Eu nasci muito mais insegura e medrosa. O mundo fora dele nos meus braços me parecia tão perigoso... Acho que eu nasci assim torta porque eu  já tinha nascido antes. Eu já tinha sido outra antes de nascer com ele. E é tão  mais difícil tornar-se outra do que tornar-se alguém...

E assim seguimos. Eu e ele. Aprendendo a ser. Como podíamos. Como podemos. Acho que ele aprendeu/aprende muito mais rápido. E eu, na cola dele. Tudo que eu sabia antes de nascer com ele ajudou. Mas pouco, muito pouco. Tudo o que eu sei hoje, e acho que sei bastante -  ou, pelo menos o que mais importa -  aprendi com ele.

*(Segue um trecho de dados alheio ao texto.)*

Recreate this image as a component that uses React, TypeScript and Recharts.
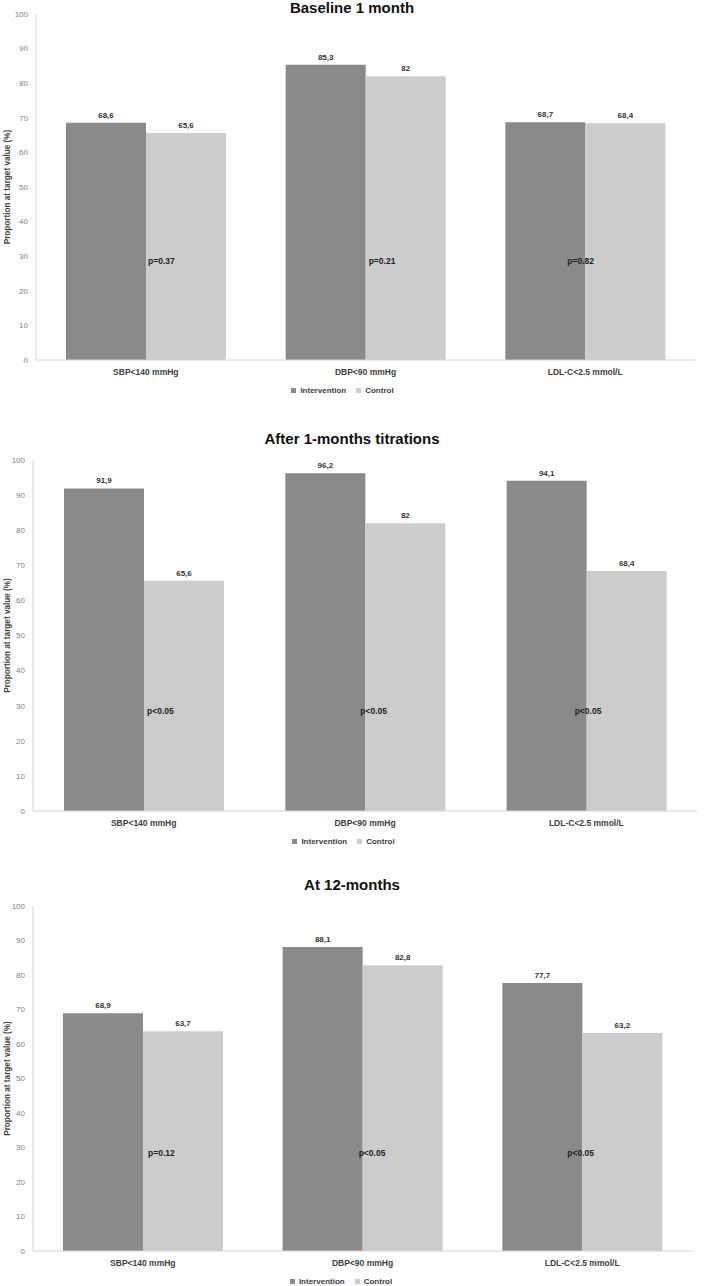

Hoje completamos 30 anos. Três décadas. Não é pouca coisa. Mas é muito pouca coisa. Porque 30 anos passam mais rápido do  que o piscar de olhos. Ou do que a menor medida do universo. Mas 3 décadas  é também muita coisa. Porque 30 anos multiplicam o amor que a gente sente . Ou as emoções mais profundas e intensas  que a gente tem vivido.

Eu tento me lembrar de quem eu fui antes de nascer com ele, mas não me encontro. Só sei ser com ele. Sou essa - e até me gosto, quase sempre - porque ele me ensinou a ser assim. Desafiando, abrindo caminhos  que eu desconhecia, apresentando esses mundos alargados que eu olhava/ainda olho com desconfiança, me obrigando a entender, conhecer, refletir, experimentar.

Nesse dia em que comemoramos os nossos nascimentos, eu queria  um mundo em que coubesse tudo que ele é. Porque ele é tanto! E  queria um mundo que refletisse todas as coisas límpidas que ele produz.  E queria um mundo que sonhasse os seus sonhos, e abraçasse seus abraços, e acolhesse a todos os que ele acolhe! Porque o mundo que ele pensa é muito muito muito melhor!

Daniel, meu filho!!! Feliz nova década!!! Que novos mundos continuem a te fazer feliz!!!